[Short exercise]:
Restate the whole listing word for word. Pictures are left out.

BEGIN

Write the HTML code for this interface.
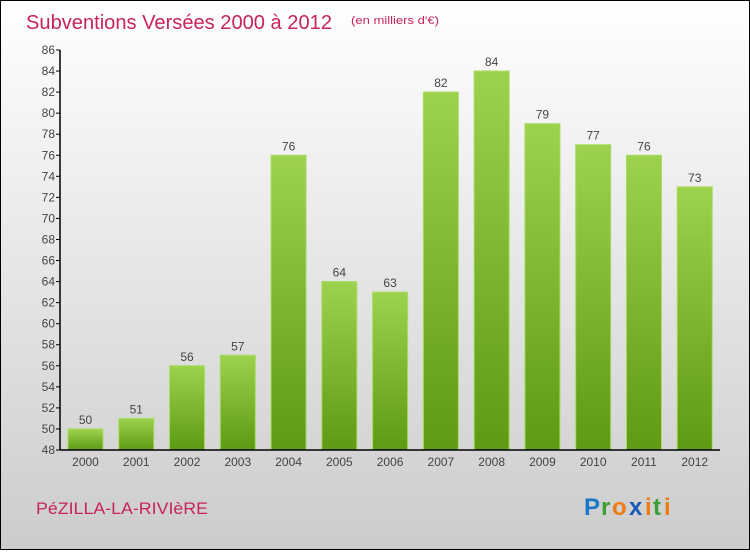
<!DOCTYPE html>
<html><head><meta charset="utf-8"><style>
body{margin:0;width:750px;height:550px;overflow:hidden;font-family:"Liberation Sans",sans-serif}
</style></head><body>
<svg id="c" width="750" height="550" xmlns="http://www.w3.org/2000/svg">
<defs>
<linearGradient id="bg" x1="0" y1="0" x2="0" y2="1"><stop offset="0" stop-color="#ffffff"/><stop offset="1" stop-color="#cccccc"/></linearGradient>
<linearGradient id="bar" x1="0" y1="0" x2="0" y2="1"><stop offset="0" stop-color="#9dd24e"/><stop offset="1" stop-color="#5e9a14"/></linearGradient>
</defs>
<rect x="0.5" y="0.5" width="749" height="549" fill="url(#bg)" stroke="#000"/>
<text x="26" y="29" font-size="20" fill="#c8245a" textLength="306" lengthAdjust="spacingAndGlyphs">Subventions Versées 2000 à 2012</text>
<text x="351" y="24" font-size="11" fill="#c8245a" textLength="88" lengthAdjust="spacingAndGlyphs">(en milliers d'€)</text>
<text x="36" y="514" font-size="17" fill="#c8245a" textLength="172" lengthAdjust="spacingAndGlyphs">PéZILLA-LA-RIVIèRE</text>
<g font-size="24" font-weight="bold">
<text x="584" y="515" fill="#1a78c8">P</text><text x="601" y="515" fill="#3aa035">r</text><text x="612" y="515" fill="#f07a10">o</text><text x="629" y="515" fill="#1a58b8">x</text><text x="645" y="515" fill="#f07a10">i</text><text x="653" y="515" fill="#3aa035">t</text><text x="664" y="515" fill="#f07a10">i</text>
</g>
<g id="g"></g>
</svg>
<script>
const categories=["2000","2001","2002","2003","2004","2005","2006","2007","2008","2009","2010","2011","2012"];
const values=[50,51,56,57,76,64,63,82,84,79,77,76,73];
const yTicks=[48,50,52,54,56,58,60,62,64,66,68,70,72,74,76,78,80,82,84,86];
const X0=60,X1=720,Y0=450,YMIN=48,YMAX=86;
const y=v=>Y0-(v-YMIN)*(400/(YMAX-YMIN));
const step=(X1-X0)/categories.length;
const x=i=>X0+i*step;
const g=document.getElementById('g');
const ns='http://www.w3.org/2000/svg';
function mk(t,a,txt){const e=document.createElementNS(ns,t);for(const k in a)e.setAttribute(k,a[k]);if(txt!=null)e.textContent=txt;g.appendChild(e);return e;}
values.forEach((v,i)=>{
 const bx=x(i)+8,bw=35;
 const r=mk('rect',{x:bx,y:y(v),width:bw,height:Y0-y(v),fill:'url(#bar)',stroke:'#a8dc60','stroke-width':1});
 
 
 const t=mk('text',{x:bx+bw/2,y:y(v)-5,'text-anchor':'middle','font-size':12,fill:'#444'},String(v));
 
 
 const c=mk('text',{x:bx+bw/2,y:Y0+16,'text-anchor':'middle','font-size':12,fill:'#444'},categories[i]);
 
 
});
yTicks.forEach(v=>{
 const l=mk('line',{x1:56,x2:60,y1:y(v),y2:y(v),stroke:'#000'});
 
 
 const t=mk('text',{x:55,y:y(v)+4,'text-anchor':'end','font-size':12,fill:'#444'},String(v));
 
 
});
const ya=mk('line',{x1:60,x2:60,y1:y(YMAX),y2:Y0,stroke:'#000','stroke-width':1.5});


const xa=mk('line',{x1:60,x2:X1,y1:Y0,y2:Y0,stroke:'#000','stroke-width':1.5});


</script>
</body></html>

END

[Task answer]:
Write the HTML code for this interface.
<!DOCTYPE html>
<html><head><meta charset="utf-8"><style>
body{margin:0;width:750px;height:550px;overflow:hidden;font-family:"Liberation Sans",sans-serif}
</style></head><body>
<svg id="c" width="750" height="550" xmlns="http://www.w3.org/2000/svg">
<defs>
<linearGradient id="bg" x1="0" y1="0" x2="0" y2="1"><stop offset="0" stop-color="#ffffff"/><stop offset="1" stop-color="#cccccc"/></linearGradient>
<linearGradient id="bar" x1="0" y1="0" x2="0" y2="1"><stop offset="0" stop-color="#9dd24e"/><stop offset="1" stop-color="#5e9a14"/></linearGradient>
</defs>
<rect x="0.5" y="0.5" width="749" height="549" fill="url(#bg)" stroke="#000"/>
<text x="26" y="29" font-size="20" fill="#c8245a" textLength="306" lengthAdjust="spacingAndGlyphs">Subventions Versées 2000 à 2012</text>
<text x="351" y="24" font-size="11" fill="#c8245a" textLength="88" lengthAdjust="spacingAndGlyphs">(en milliers d'€)</text>
<text x="36" y="514" font-size="17" fill="#c8245a" textLength="172" lengthAdjust="spacingAndGlyphs">PéZILLA-LA-RIVIèRE</text>
<g font-size="24" font-weight="bold">
<text x="584" y="515" fill="#1a78c8">P</text><text x="601" y="515" fill="#3aa035">r</text><text x="612" y="515" fill="#f07a10">o</text><text x="629" y="515" fill="#1a58b8">x</text><text x="645" y="515" fill="#f07a10">i</text><text x="653" y="515" fill="#3aa035">t</text><text x="664" y="515" fill="#f07a10">i</text>
</g>
<g id="g"></g>
</svg>
<script>
const categories=["2000","2001","2002","2003","2004","2005","2006","2007","2008","2009","2010","2011","2012"];
const values=[50,51,56,57,76,64,63,82,84,79,77,76,73];
const yTicks=[48,50,52,54,56,58,60,62,64,66,68,70,72,74,76,78,80,82,84,86];
const X0=60,X1=720,Y0=450,YMIN=48,YMAX=86;
const y=v=>Y0-(v-YMIN)*(400/(YMAX-YMIN));
const step=(X1-X0)/categories.length;
const x=i=>X0+i*step;
const g=document.getElementById('g');
const ns='http://www.w3.org/2000/svg';
function mk(t,a,txt){const e=document.createElementNS(ns,t);for(const k in a)e.setAttribute(k,a[k]);if(txt!=null)e.textContent=txt;g.appendChild(e);return e;}
values.forEach((v,i)=>{
 const bx=x(i)+8,bw=35;
 const r=mk('rect',{x:bx,y:y(v),width:bw,height:Y0-y(v),fill:'url(#bar)',stroke:'#a8dc60','stroke-width':1});
 
 
 const t=mk('text',{x:bx+bw/2,y:y(v)-5,'text-anchor':'middle','font-size':12,fill:'#444'},String(v));
 
 
 const c=mk('text',{x:bx+bw/2,y:Y0+16,'text-anchor':'middle','font-size':12,fill:'#444'},categories[i]);
 
 
});
yTicks.forEach(v=>{
 const l=mk('line',{x1:56,x2:60,y1:y(v),y2:y(v),stroke:'#000'});
 
 
 const t=mk('text',{x:55,y:y(v)+4,'text-anchor':'end','font-size':12,fill:'#444'},String(v));
 
 
});
const ya=mk('line',{x1:60,x2:60,y1:y(YMAX),y2:Y0,stroke:'#000','stroke-width':1.5});


const xa=mk('line',{x1:60,x2:X1,y1:Y0,y2:Y0,stroke:'#000','stroke-width':1.5});


</script>
</body></html>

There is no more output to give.